Until 2004, Latin America accounted for more than 65% of the world’s kidnaps, of which many took place in Colombia. But by 2008 that figure had fallen to 42%, according to data compiled by Control Risks.

At the same time the number in Asia and the Pacific jumped from 19% in 2004 to 34%, while those in Africa and the Middle East surged from 5% to 18%.

The falling number in Colombia reflects in large part the success of the policy by President Alvaro Uribe (whose father was killed during a kidnapping) to wrest control of large areas of the country held by leftwing guerrillas and rightwing paramilitaries, for whom kidnapping-for-ransom was a vital source of funds.

Within two years of Uribe implementing this new policy in 2002 kidnap rates in Colombia had fallen by 50%. By 2008, Colombia was no longer among the top five countries for kidnappings.

Pakistan now leads the world in the number of kidnappings, with Mexico second, followed by Venezuela, Nigeria and India.

But in Nigeria, Pakistan, Afghanistan and Iraq, kidnappings are often politically motivated, to publicise a group’s ideology, and can be much more difficult to resolve.

Political kidnappings

“Political kidnappings are much harder to manage from a corporate perspective, because the company is, to a large extent, powerless to meet the demands made by the kidnappers. They could be the withdrawal of troops, the release of fellow terrorists or political prisoners. There is little the company can do to exert influence on a government to fulfil those,” says Scurrell.

The picture can often be very confusing. In countries such as Algeria, Colombia, Pakistan, Afghanistan, Yemen and Somalia, criminal gangs may conduct the kidnap but then look to sell on the captives to militant or terrorist groups.

Meanwhile, some extremist groups may make political ransom demands initially, but would secretly settle for cash.

Advice from specialists

During a kidnap the advice of a trained consultant can be crucial. They know the different groups and what their track records and motivations are, can help predict what the kidnappers’ next move may be and can offer guidance on how to negotiate with them.

Buying kidnap insurance guarantees access to consultants, who can be on the spot within 24 hours of the kidnap taking place.

“I see that as the key benefit of the cover, particularly for companies. The largest companies can afford to pay a ransom. What they don’t have is the in-house expertise to negotiate kidnaps,” says Scurrell.

K&R cover

Insurers may pay all the fees and expenses of the consultant, as well as the additional expenses that the company or family may incur, including the victim’s salary, psychological care for the victim’s family or colleagues, medical expenses and rest and rehabilitation costs once the victim is released.

Underwriters may also reimburse their clients in the event that a ransom is paid. They may not always be paid in cash.

“It can mean building a road or a church. It could even be providing football kits. Providing it is legal—we won’t pay for arms or drugs – we will reimburse it,” says Guillaume Bonnissent, Special Risks Underwriter at Hiscox, the world’s largest provider of kidnap insurance.

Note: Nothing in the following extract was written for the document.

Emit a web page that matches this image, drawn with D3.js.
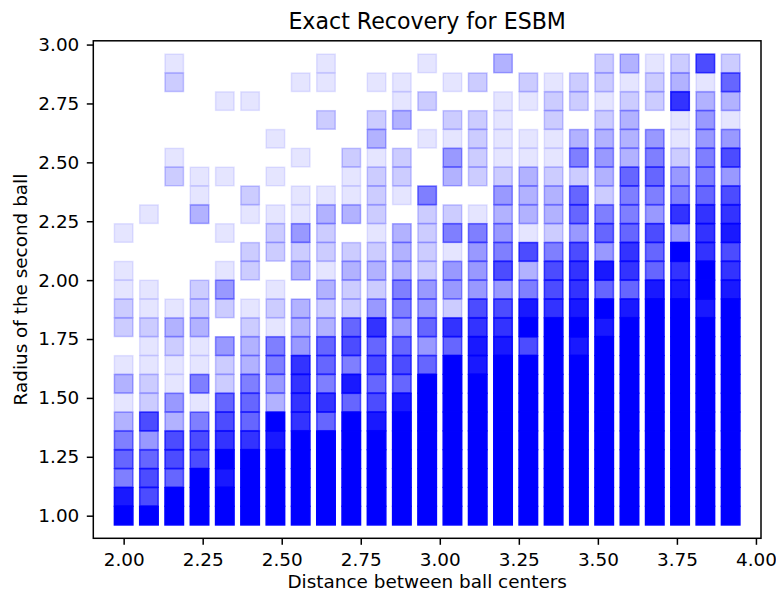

If a ransom is paid insurers insist on the amount being kept secret. “We try to keep the price out of it. If it becomes known that a family has paid a very high ransom then they become a magnet for other criminals. It’s like the reverse of winning the lottery: you start to receive a lot of letters from extortionists,” says Bonnissent.

International kidnap problem

The international kidnap problem is unlikely to improve and could be set to deteriorate as the global recession continues to bite.

“The situation in Latin America is unlikely to improve, with the financial effects of the credit crunch likely to circumscribe governments’ capacity to invest in the improvements to security and judicial infrastructure needed to make a real difference,” says Control Risks.

The political instability that has seen kidnappings rise in Pakistan, Afghanistan, Iraq and other countries is also unlikely to disappear in the near future.

In a quickly moving international environment it is important for companies to be vigilant of the risk of kidnap for their employees, both foreign and local.

Extra training and bolstered security for vulnerable sites will help, but insurance can offer extra peace of mind.